По дороге домой - спустя, наверное, вечность я уразумел, что был излишне тороплив, не до конца излив свои соболезнования жене отмеченного судьбой - сухо и быстро, должно быть, пожал её страдающие музыкальные пальцы, убоявшись, что сей жест будет превратно истолкован.
"Ну, что, весело тебе было, пшют убогий? А ведь ты всегда хохотал, слыша очередную грустную историю. И говорил: "это - мексиканщина". И ещё, что люди сами пишут сценарий своей жизни, зачастую невозможность обстоятельств сообразуя намеренно с возможностью собственного идиотизма. И говоря так, и продолжая смеяться - за углом, конечно, мгновенно стянув скорбное выражение лица и надев радостное, - ты тем не менее понимал, что это - дурновкусие с запашком, если такое возможно, даже не пошлости - подлости. И как сейчас быть? Отчего же ты, такой "юморной", покидая палату, обратил свои мысли к некой высшей инстанции, прося её прямо тут же преобразовать всю твою энергию соболезнований в медицинский феномен, дабы начали отрастать у Мерсальева ноги?" - Впрочем, философствовать сегодня не было ни сил ни желания.

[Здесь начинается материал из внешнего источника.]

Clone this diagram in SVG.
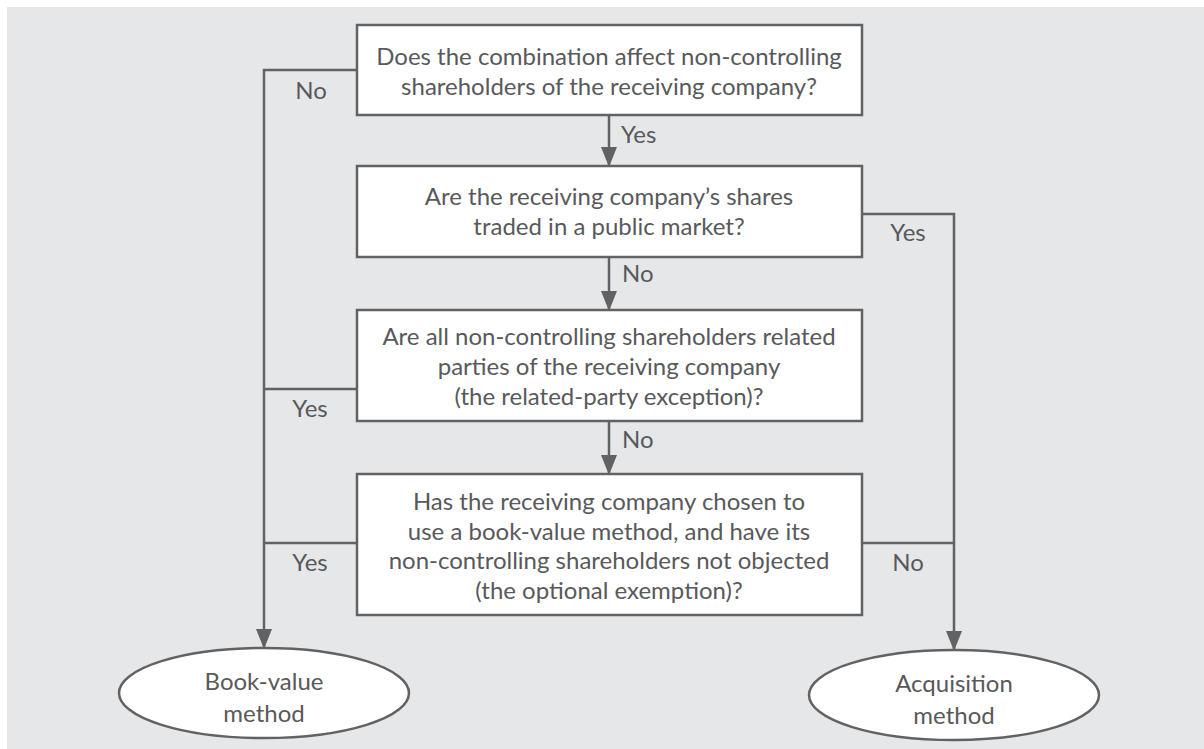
<svg xmlns="http://www.w3.org/2000/svg" width="1204" height="749" viewBox="0 0 1204 749">
<defs>
<style>
.box{fill:#ffffff;stroke:#616264;stroke-width:2.5}
.ln{fill:none;stroke:#616264;stroke-width:2.5}
text{font-family:Lato,"Open Sans","Liberation Sans",sans-serif;font-size:24px;fill:#58595b}
.c{text-anchor:middle}
</style>
<marker id="arr" markerWidth="20" markerHeight="16" refX="19" refY="8" orient="auto" markerUnits="userSpaceOnUse" viewBox="0 0 20 16">
<path d="M0,0 L20,8 L0,16 Z" fill="#616264"/>
</marker>
</defs>
<rect x="0" y="0" width="1204" height="749" fill="#ffffff"/>
<rect x="7" y="7" width="1197" height="742" fill="#e6e7e8"/>
<g id="connectors">
<path class="ln" d="M609,115 V166" marker-end="url(#arr)"/>
<path class="ln" d="M609,257 V310" marker-end="url(#arr)"/>
<path class="ln" d="M609,421 V474" marker-end="url(#arr)"/>
<path class="ln" d="M357,70 H264 V648" marker-end="url(#arr)"/>
<path class="ln" d="M357,389 H264"/>
<path class="ln" d="M357,543 H264"/>
<path class="ln" d="M862,214 H954 V650" marker-end="url(#arr)"/>
<path class="ln" d="M862,543 H954"/>
</g>
<g id="labels">
<text x="311" y="99" class="c">No</text>
<text x="621" y="143">Yes</text>
<text x="908" y="241" class="c">Yes</text>
<text x="622" y="282">No</text>
<text x="310" y="417" class="c">Yes</text>
<text x="622" y="448">No</text>
<text x="310" y="571" class="c">Yes</text>
<text x="908" y="571" class="c">No</text>
</g>
<g id="q1">
<rect class="box" x="357" y="25" width="505" height="90"/>
<text class="c" x="609" y="65">Does the combination affect non-controlling</text>
<text class="c" x="609" y="95">shareholders of the receiving company?</text>
</g>
<g id="q2">
<rect class="box" x="357" y="166" width="505" height="91"/>
<text class="c" x="609" y="205">Are the receiving company’s shares</text>
<text class="c" x="609" y="235">traded in a public market?</text>
</g>
<g id="q3">
<rect class="box" x="357" y="310" width="505" height="111"/>
<text class="c" x="609" y="345">Are all non-controlling shareholders related</text>
<text class="c" x="609" y="375">parties of the receiving company</text>
<text class="c" x="609" y="405">(the related-party exception)?</text>
</g>
<g id="q4">
<rect class="box" x="357" y="474" width="505" height="141"/>
<text class="c" x="609" y="510">Has the receiving company chosen to</text>
<text class="c" x="609" y="540">use a book-value method, and have its</text>
<text class="c" x="609" y="569">non-controlling shareholders not objected</text>
<text class="c" x="609" y="599">(the optional exemption)?</text>
</g>
<g id="book">
<ellipse class="box" cx="264" cy="693" rx="145" ry="45"/>
<text class="c" x="264" y="690">Book-value</text>
<text class="c" x="264" y="722">method</text>
</g>
<g id="acq">
<ellipse class="box" cx="954" cy="695" rx="145" ry="45"/>
<text class="c" x="954" y="692">Acquisition</text>
<text class="c" x="954" y="724">method</text>
</g>
</svg>
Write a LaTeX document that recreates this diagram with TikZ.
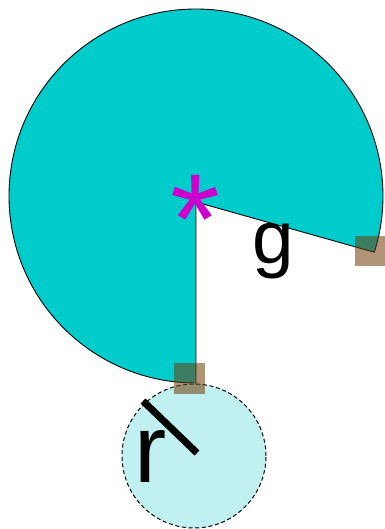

И был вечер. И было утро. И луна соперничала с самим солнцем за место на небосводе. И пролетела неделя в мучительном для меня беспокойстве за судьбу многопалого, многоногого, многоголового, но, в общем-то, бестолкового человечества, только и норовящего соригинальничать - лишиться если не жизни, так какого-нибудь своего органа. Как вдруг позвонил Марчевский, с которым мы в детстве были очень дружны, и что-то долго объяснял, пока я сообразил о чём речь идёт. Наш школьный товарищ, который сейчас живёт на Восточном побережье Штатов, остался без глаза. Из-за разгильдяйского отношения. К собственной персоне. На пикнике, организованном, как это принято у американцев, на лоне природы, он - душа компании, из тех, кто за всё берётся без лишних разговоров, жарил на мангале куриные ножки, догадавшись - я употребляю это слово с оттенком сарказма - обложить мясо со всех сторон, видимо, для придания ему специфического вкуса - баклажанами. Один из коих, лопнув, плюнул метко раскалённой струёй прямо во бдительно несущее вахту, но незащищённое око бедного эмигранта. "Ты хочешь, чтобы я навестил его?" - спросил я Марчевского. "Как? Ты что? - Удивился он. - Ведь пойми, дружище, он на другом континенте находится. Через океан лететь надобно, чёрт тебя подери! Пусть его подруга жалеет! Да и ничего страшного не произошло. Чуть пришпарило дурака. Глаз - не жопа, проморгается. Я тебе просто новость пересказал. Среди прочих: о погоде, о бабцах, о футболе. А ты на этой вдруг зациклился. Странно". "Не бранись, - сказал я ему. Ненавижу, когда при мне ругаются; да вот ещё - пошлятина, "бабцы", раздражение вызывала, - это уж позволь мне решать, что делать".
Да знаю я, знаю, как его пришпарило. Лететь надо несмотря ни на что. Чтобы, утонув в омуте оставшегося невредимым глаза, возродиться вновь. К жизни. А жизнь, как сказал один восточный поэт, это - тень улыбки на устах женщины.